**TASK PROMPT**
Skip any picture you find and retype all the remaining lines exactly.

**INFORMATION SHOWN**
● ● ● ● ● ● ●
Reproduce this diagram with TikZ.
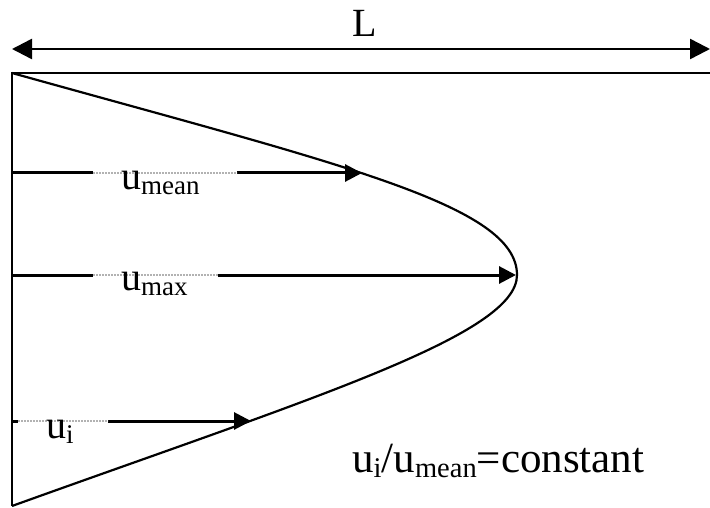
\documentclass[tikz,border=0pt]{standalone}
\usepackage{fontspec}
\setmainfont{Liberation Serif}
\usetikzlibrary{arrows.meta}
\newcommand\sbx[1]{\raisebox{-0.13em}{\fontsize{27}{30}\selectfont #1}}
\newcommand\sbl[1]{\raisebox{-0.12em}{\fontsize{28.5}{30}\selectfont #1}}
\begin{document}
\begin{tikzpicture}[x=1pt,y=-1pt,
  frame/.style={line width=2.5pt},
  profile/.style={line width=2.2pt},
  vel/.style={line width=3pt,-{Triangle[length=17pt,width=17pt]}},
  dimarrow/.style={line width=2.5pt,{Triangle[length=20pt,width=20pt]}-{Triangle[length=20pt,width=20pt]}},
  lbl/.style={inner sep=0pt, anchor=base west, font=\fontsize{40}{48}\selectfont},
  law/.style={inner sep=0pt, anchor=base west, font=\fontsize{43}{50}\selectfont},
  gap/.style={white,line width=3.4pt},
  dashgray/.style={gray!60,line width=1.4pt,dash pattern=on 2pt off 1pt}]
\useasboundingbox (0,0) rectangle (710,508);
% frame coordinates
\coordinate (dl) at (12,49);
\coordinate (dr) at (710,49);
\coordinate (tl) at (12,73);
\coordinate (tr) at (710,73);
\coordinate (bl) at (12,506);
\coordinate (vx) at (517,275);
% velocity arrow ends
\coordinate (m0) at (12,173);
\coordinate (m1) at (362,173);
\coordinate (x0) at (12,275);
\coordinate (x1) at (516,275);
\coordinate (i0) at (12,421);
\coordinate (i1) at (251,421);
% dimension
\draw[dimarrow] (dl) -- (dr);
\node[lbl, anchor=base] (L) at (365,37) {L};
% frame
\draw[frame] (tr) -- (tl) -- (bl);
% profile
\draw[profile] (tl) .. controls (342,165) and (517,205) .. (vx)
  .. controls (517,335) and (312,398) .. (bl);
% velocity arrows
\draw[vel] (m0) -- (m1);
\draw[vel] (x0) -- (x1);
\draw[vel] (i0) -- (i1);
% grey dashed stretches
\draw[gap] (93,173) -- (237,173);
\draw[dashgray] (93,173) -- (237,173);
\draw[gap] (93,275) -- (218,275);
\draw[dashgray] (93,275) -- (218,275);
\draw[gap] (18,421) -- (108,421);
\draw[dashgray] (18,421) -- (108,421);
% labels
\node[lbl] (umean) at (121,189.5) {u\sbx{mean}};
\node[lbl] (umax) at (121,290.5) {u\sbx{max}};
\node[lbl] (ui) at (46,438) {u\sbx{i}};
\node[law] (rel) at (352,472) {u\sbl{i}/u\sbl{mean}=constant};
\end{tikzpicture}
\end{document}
● ● ● ● ● ● ●
**EXERCISE ANSWER**
Reproduce this diagram with TikZ.
\documentclass[tikz,border=0pt]{standalone}
\usepackage{fontspec}
\setmainfont{Liberation Serif}
\usetikzlibrary{arrows.meta}
\newcommand\sbx[1]{\raisebox{-0.13em}{\fontsize{27}{30}\selectfont #1}}
\newcommand\sbl[1]{\raisebox{-0.12em}{\fontsize{28.5}{30}\selectfont #1}}
\begin{document}
\begin{tikzpicture}[x=1pt,y=-1pt,
  frame/.style={line width=2.5pt},
  profile/.style={line width=2.2pt},
  vel/.style={line width=3pt,-{Triangle[length=17pt,width=17pt]}},
  dimarrow/.style={line width=2.5pt,{Triangle[length=20pt,width=20pt]}-{Triangle[length=20pt,width=20pt]}},
  lbl/.style={inner sep=0pt, anchor=base west, font=\fontsize{40}{48}\selectfont},
  law/.style={inner sep=0pt, anchor=base west, font=\fontsize{43}{50}\selectfont},
  gap/.style={white,line width=3.4pt},
  dashgray/.style={gray!60,line width=1.4pt,dash pattern=on 2pt off 1pt}]
\useasboundingbox (0,0) rectangle (710,508);
% frame coordinates
\coordinate (dl) at (12,49);
\coordinate (dr) at (710,49);
\coordinate (tl) at (12,73);
\coordinate (tr) at (710,73);
\coordinate (bl) at (12,506);
\coordinate (vx) at (517,275);
% velocity arrow ends
\coordinate (m0) at (12,173);
\coordinate (m1) at (362,173);
\coordinate (x0) at (12,275);
\coordinate (x1) at (516,275);
\coordinate (i0) at (12,421);
\coordinate (i1) at (251,421);
% dimension
\draw[dimarrow] (dl) -- (dr);
\node[lbl, anchor=base] (L) at (365,37) {L};
% frame
\draw[frame] (tr) -- (tl) -- (bl);
% profile
\draw[profile] (tl) .. controls (342,165) and (517,205) .. (vx)
  .. controls (517,335) and (312,398) .. (bl);
% velocity arrows
\draw[vel] (m0) -- (m1);
\draw[vel] (x0) -- (x1);
\draw[vel] (i0) -- (i1);
% grey dashed stretches
\draw[gap] (93,173) -- (237,173);
\draw[dashgray] (93,173) -- (237,173);
\draw[gap] (93,275) -- (218,275);
\draw[dashgray] (93,275) -- (218,275);
\draw[gap] (18,421) -- (108,421);
\draw[dashgray] (18,421) -- (108,421);
% labels
\node[lbl] (umean) at (121,189.5) {u\sbx{mean}};
\node[lbl] (umax) at (121,290.5) {u\sbx{max}};
\node[lbl] (ui) at (46,438) {u\sbx{i}};
\node[law] (rel) at (352,472) {u\sbl{i}/u\sbl{mean}=constant};
\end{tikzpicture}
\end{document}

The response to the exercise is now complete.